Another word change that can dramatically effect (or is it affect) your church culture is the change from volunteer to servant. A volunteer is someone who freely gives of her time to help a cause or charity. The volunteer service is a gift that is given. The focus is on the one who gives: the volunteer. However a servant is someone who serves others because something needs to be done. There is a need that must be met. The focus is on the need, not the servant. It is a radical departure to take the actor out of the scene and focus the attention on the act itself. On the need being met.
Jesus said, if any of you wish to be great, you will be servant of all. He did not say you will volunteer your time, or you will give as you wish, but you will be a servant. Now I know this is still a bit confusing because it sounds like it may be about achieving greatness, but I think it is more about redefining greatness.
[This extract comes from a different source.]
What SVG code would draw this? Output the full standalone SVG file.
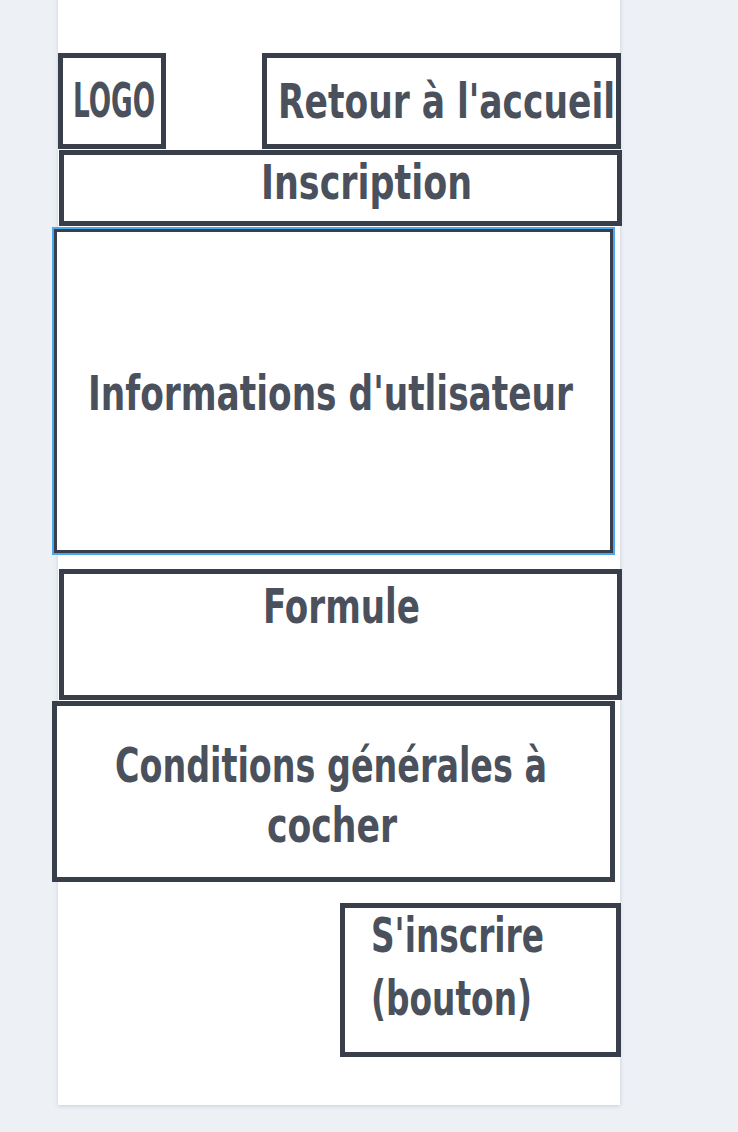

The servant had always been considered the lowliest, but Jesus decided to redefine greatness, to change how the word was used. Servant is no longer the lowest of all but the greatest of all.
What if we started asking for servants instead of volunteers? What if we started asking people to live into their greatness by being a servant for Jesus Christ in the area of (fill in the blank). We would not be looking for people to give some of their time out of the goodness of their heart, but asking people who love Jesus to put that love in action by serving.
In the United Methodist Church our membership vows state we will pledge to support the church by “our prayers, our presence, our gifts, our service, and our witness.” We have not pledged to volunteer, we have pledged to serve. If we took that vow seriously (and after all what is a vow if we don’t take it seriously) then the myth about 20% of the people doing 80% of the work would disappear.
The bottom line is this, the Church is not made up of volunteers who have chosen to belong to this group of people and do some good things, it is made up of people who have been called by Jesus to be a part of this fellowship of believers and to live lives of service: servants. That’s what we have been called to be, so why not start living into that terminology. We should never ask for volunteers, we should ask for servants, after all, that is what we are. And that’s what makes the church great.